この事例の依頼主
年齢・性別 非公開
相談前の状況
知人が,傷害事件により逮捕された。示談はできると思うが,対応おお願いしたいとの相談でした。
解決への流れ
受任後直ちに被害者の方と連絡を取り,示談を成立させました。被疑者は,傷害についてすべて認めていたことから,勾留される可能性は少ないと考えましたが,念のため,被疑者に被害者に接触しない旨の誓約書を書かせ,検察官に対する意見書(勾留をしないよう求める意見書)にその誓約書を添付し,検察庁に提出しました。ところが,検察官が勾留請求をし,あろうことか裁判所も勾留を認めたため,直ちに準抗告(勾留決定を取り消しを求める手続き)を行い,これが認められ,無事に身柄開放に至りました。

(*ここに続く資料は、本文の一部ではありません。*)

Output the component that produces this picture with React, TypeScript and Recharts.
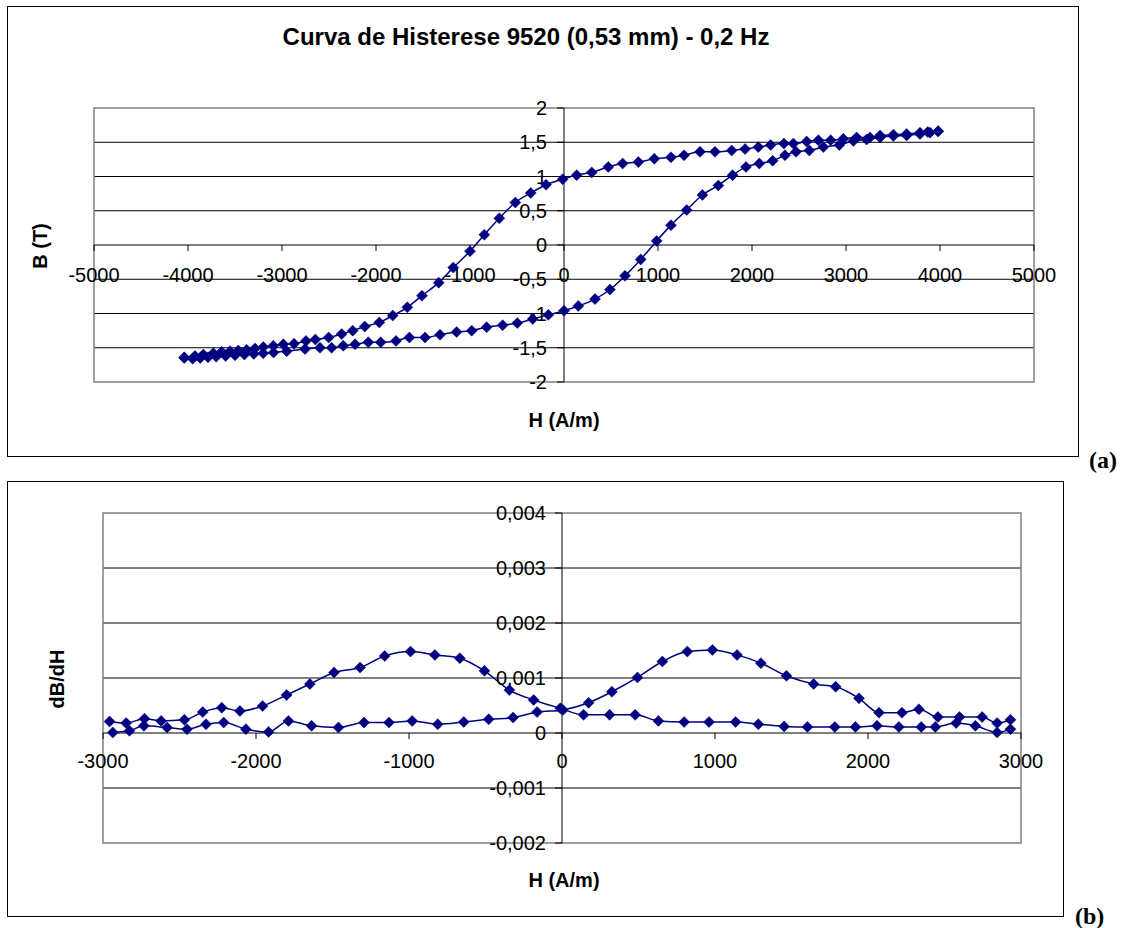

怪我の程度がよほど重大でない限り,傷害事件において犯行を認め示談も成立している場合には,勾留されないことが多いです。また,勾留されていたとしても,それらがそろうと釈放されることが多いです。しかし,このケースでは,犯行を認め示談が成立しているにもかかわらず,勾留されてしまいました。明らかに不当な判断でしたので,直ちに準抗告を行い,準抗告が認められた事案です。このケースのように,明らかに不当な判断がなされることは,ときおり起こります。不当な判断に基づく勾留は,重大な事件侵害ですから,弁護士が常に目を光らせなければなりません。被疑者が事実を認め反省していて,弁護人を付ける必要はないと思うようなケースであっても,このケースのような不当な扱いがなされている可能性がありますので,注意が必要です。